KHK’deki, “MGK’ca Devletin milli güvenliğine karşı faaliyette bulunduğuna karar verilen” tanımı da açık sayılmaz. İlan edilmeden “milli güvenliğe karşı faaliyette bulunduğuna karar verilmiş olanlar” bir belirsizlik değil mi? Ya özel kurumlar?

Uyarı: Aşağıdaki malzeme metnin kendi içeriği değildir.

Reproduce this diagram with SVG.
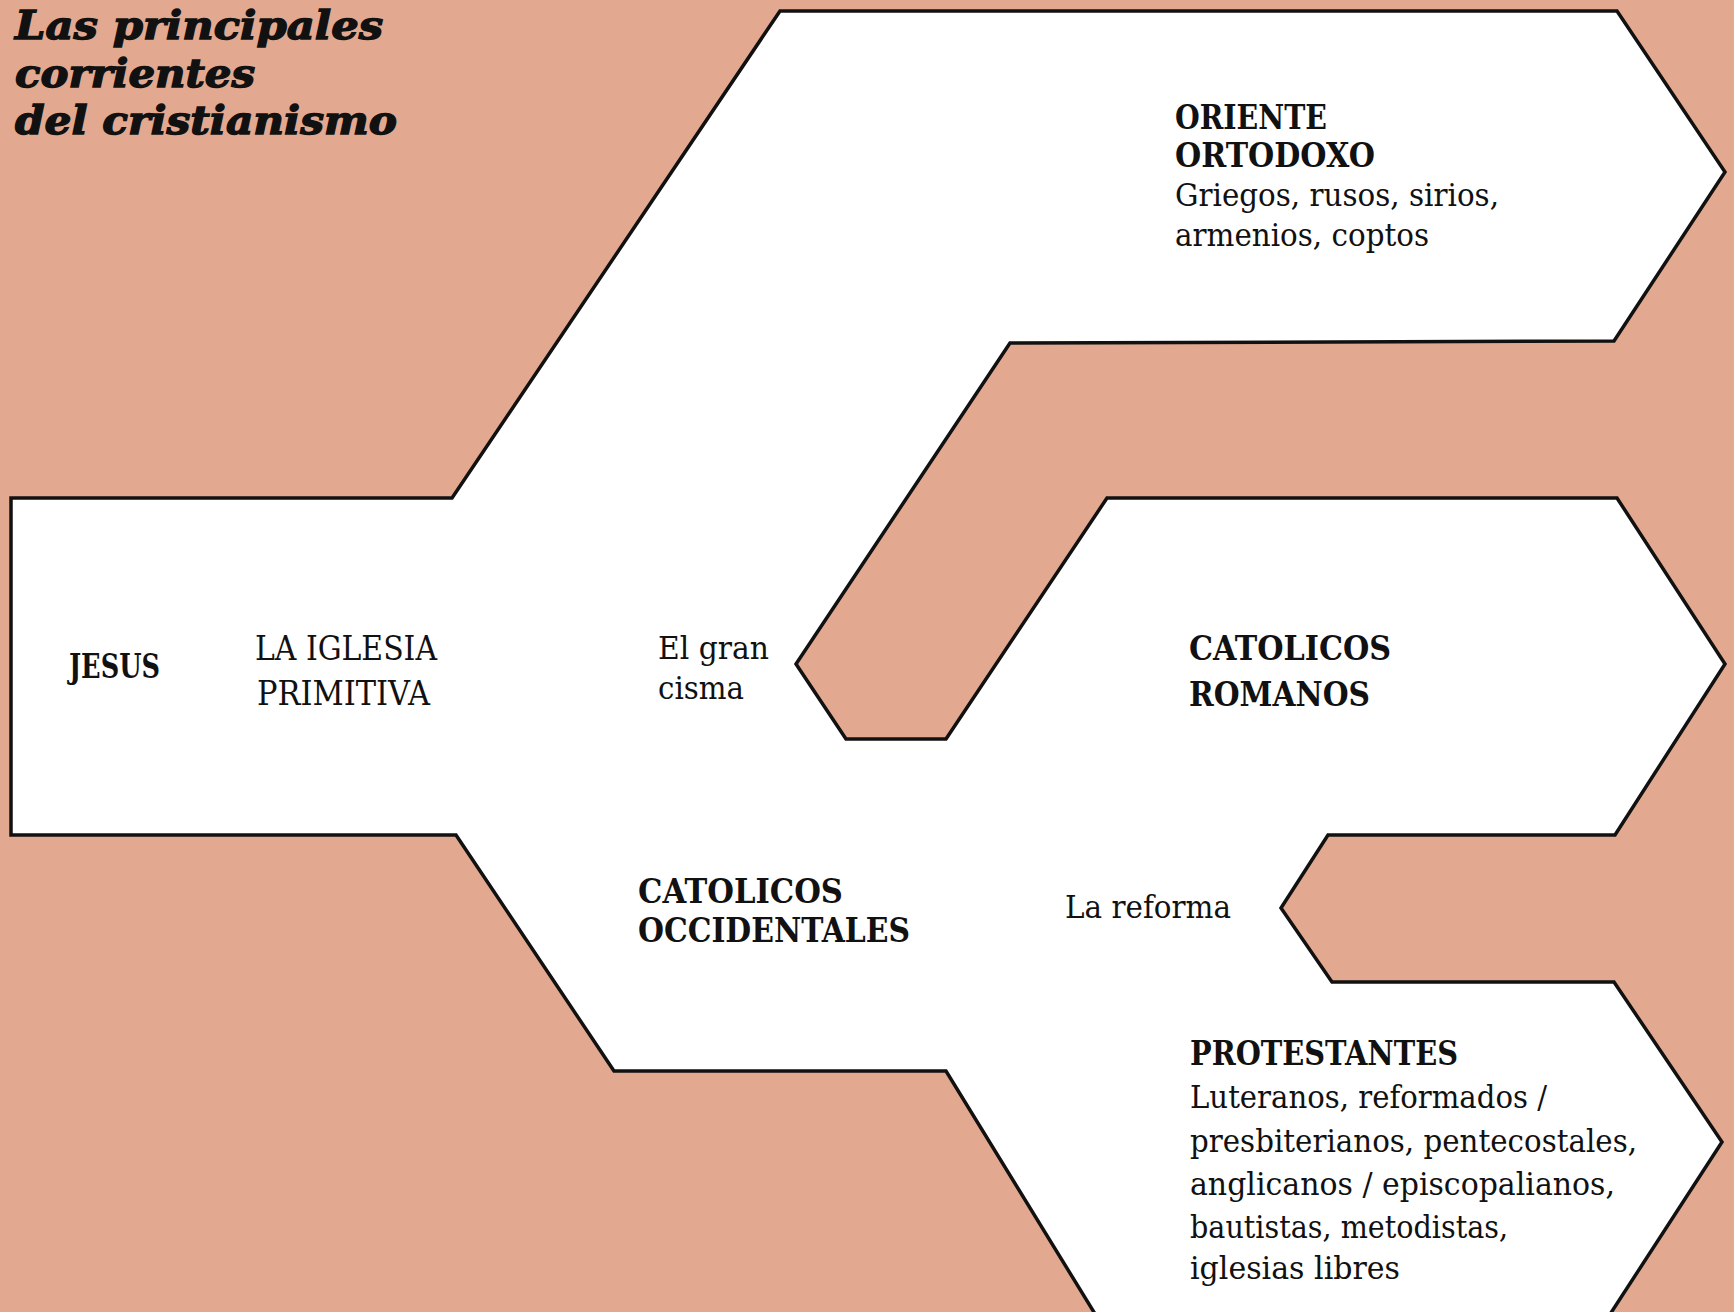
<svg xmlns="http://www.w3.org/2000/svg" width="1734" height="1312" viewBox="0 0 1734 1312">
<style>
.bg{fill:#E3A990}
.shape{fill:#FFFFFF;stroke:#111111;stroke-width:3.5;stroke-linejoin:miter}
.t{font-family:"DejaVu Serif","Liberation Serif",serif;fill:#111111}
.b{font-weight:bold}
.r{font-weight:normal}
.title{font-family:"DejaVu Serif","Liberation Serif",serif;font-weight:bold;font-style:italic;fill:#111111;stroke:#111111;stroke-width:1.4;font-size:40px}
</style>
<rect class="bg" x="0" y="0" width="1734" height="1312"/>
<g id="branches">
<polygon class="shape" points="11,498 452,498 780,11 1617,11 1725,172 1614,341 1010,343 796,664 846,739 946,739 1107,498 1617,498 1725,664 1615,835 1328,835 1281,908 1332,982 1614,982 1722,1142 1605,1322 1100,1322 946,1071 614,1071 456,835 11,835"/>
</g>
<g id="title">
<text class="title" x="15" y="39" textLength="368" lengthAdjust="spacingAndGlyphs">Las principales</text>
<text class="title" x="15" y="87" textLength="240" lengthAdjust="spacingAndGlyphs">corrientes</text>
<text class="title" x="15" y="134" textLength="382" lengthAdjust="spacingAndGlyphs">del cristianismo</text>
</g>
<g id="jesus">
<text class="t b" x="69" y="678" font-size="33" textLength="91" lengthAdjust="spacingAndGlyphs">JESUS</text>
</g>
<g id="iglesia-primitiva">
<text class="t r" x="255" y="660" font-size="33" textLength="182" lengthAdjust="spacingAndGlyphs">LA IGLESIA</text>
<text class="t r" x="257" y="705" font-size="33" textLength="173" lengthAdjust="spacingAndGlyphs">PRIMITIVA</text>
</g>
<g id="gran-cisma">
<text class="t r" x="658" y="659" font-size="32" textLength="111" lengthAdjust="spacingAndGlyphs">El gran</text>
<text class="t r" x="658" y="699" font-size="32" textLength="86" lengthAdjust="spacingAndGlyphs">cisma</text>
</g>
<g id="oriente-ortodoxo">
<text class="t b" x="1175" y="129" font-size="33" textLength="152" lengthAdjust="spacingAndGlyphs">ORIENTE</text>
<text class="t b" x="1175" y="167" font-size="33" textLength="200" lengthAdjust="spacingAndGlyphs">ORTODOXO</text>
<text class="t r" x="1175" y="206" font-size="32" textLength="324" lengthAdjust="spacingAndGlyphs">Griegos, rusos, sirios,</text>
<text class="t r" x="1175" y="246" font-size="32" textLength="254" lengthAdjust="spacingAndGlyphs">armenios, coptos</text>
</g>
<g id="catolicos-romanos">
<text class="t b" x="1189" y="660" font-size="33" textLength="202" lengthAdjust="spacingAndGlyphs">CATOLICOS</text>
<text class="t b" x="1189" y="706" font-size="33" textLength="181" lengthAdjust="spacingAndGlyphs">ROMANOS</text>
</g>
<g id="catolicos-occidentales">
<text class="t b" x="638" y="903" font-size="33" textLength="205" lengthAdjust="spacingAndGlyphs">CATOLICOS</text>
<text class="t b" x="638" y="942" font-size="33" textLength="272" lengthAdjust="spacingAndGlyphs">OCCIDENTALES</text>
</g>
<g id="la-reforma">
<text class="t r" x="1065" y="918" font-size="32" textLength="166" lengthAdjust="spacingAndGlyphs">La reforma</text>
</g>
<g id="protestantes">
<text class="t b" x="1190" y="1065" font-size="33" textLength="268" lengthAdjust="spacingAndGlyphs">PROTESTANTES</text>
<text class="t r" x="1190" y="1108" font-size="31" textLength="357" lengthAdjust="spacingAndGlyphs">Luteranos, reformados /</text>
<text class="t r" x="1190" y="1152" font-size="31" textLength="447" lengthAdjust="spacingAndGlyphs">presbiterianos, pentecostales,</text>
<text class="t r" x="1190" y="1195" font-size="31" textLength="425" lengthAdjust="spacingAndGlyphs">anglicanos / episcopalianos,</text>
<text class="t r" x="1190" y="1238" font-size="31" textLength="318" lengthAdjust="spacingAndGlyphs">bautistas, metodistas,</text>
<text class="t r" x="1190" y="1279" font-size="31" textLength="210" lengthAdjust="spacingAndGlyphs">iglesias libres</text>
</g>
</svg>
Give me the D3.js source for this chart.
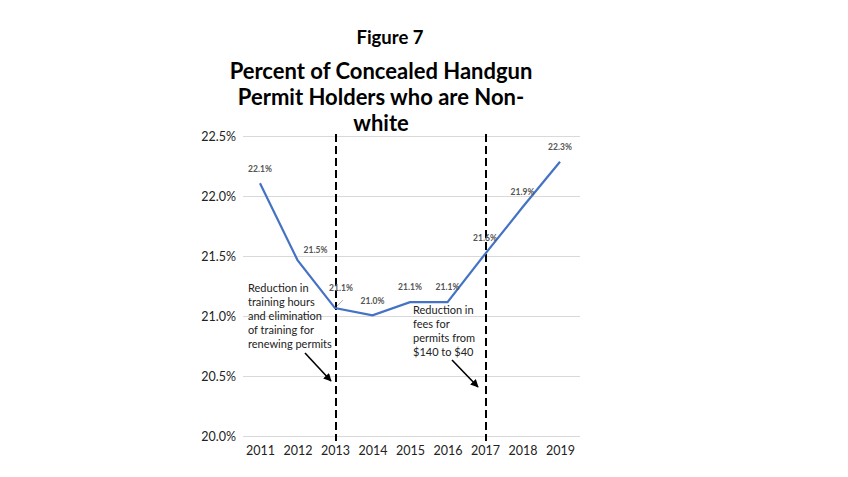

Asıl tuhaf olan, “yapı, oluşum veya gruplar” deyimidir. Resmi veya özel kurumlar, sanayi ve ticari kurumlar, kurumların kurduğu birlikler, kamu kurumu niteliğindeki odalar ve birlikler, resmi ve özel dernekler, dernek halinde kurulmamış zaman zaman toplanan gruplar, dernek kurma girişimleri gibi bütün oluşumları kavrayan belirsiz bir deyimle yola çıkıldı. Bu tanımın içine girmeyen özel ve tüzel kişi olamaz. Demek ki bütün Türkiye kapsanmaktadır.
Bu belirsiz ve karışık biçimde tanımlanan oluşum ve gruplara “üyeliği, mensubiyeti (bağlılığı) veya iltisakı (bitişik halde) yahut bunlarla irtibatı (ilgili) olan kişiler” tanımı da ayrıca belirsizdir.
Örneğin, söz konusu bir dernek ise, derneğin merkezinin veya şubesinin kiraladığı bir dairenin bulunduğu iş merkezinin veya apartmanın kapıcısı ve yöneticisi, o derneğin üyesi değildir ama, o dernekle iltisakı ve irtibatı vardır. Bu nedenle soruşturma sırasında kapıcı ve yönetici gözaltına alınmalı mıdır?
Bu örnekte olduğu gibi, gözaltına alınıp iddianamesiz aylarca tutulan terörle ilgisiz kişiler vardır.
Soruşturma açılmamış binlerce kişi KHK ile işinden çıkarıldı, okuyarak kazandığı mesleğini icra edemez hale geldi, bazılarının emeklilik hakkı ve işten atılma tazminatı kaldırıldı.
“Fetöcü” tanımlanmamıştı ama, Fetöcü sayılanlarla darbeciler de aynı görülmeye ve aynı işleme tabi olmaya başlamıştı.
Asıl amaç da budur!
2014’ten beri, Ak Parti ve hükümetin resmi politika ve çabasıyla yerleştirilmek istenen; “HDP’li” ve giderek “CHP’li”, “İyi Partili”, “Saadet Partili” ile, “Fetö darbecisi” ve “terörist” arasında algı farkı kalmamasıdır. Bu yolun büyük kısmı geçilmiştir.
Bu seçim öncesinde de iktidar, “CHP” adının “terörist” deyimiyle birlikte söylenmesine halkı alıştırmaya çalışmıştır.
Son “Erdal İnönü, Ecevit, Çiller" karışıklığı da, aynı algı oluşturma çabasının bir parçası ve asıl niyetin bir sonucudur.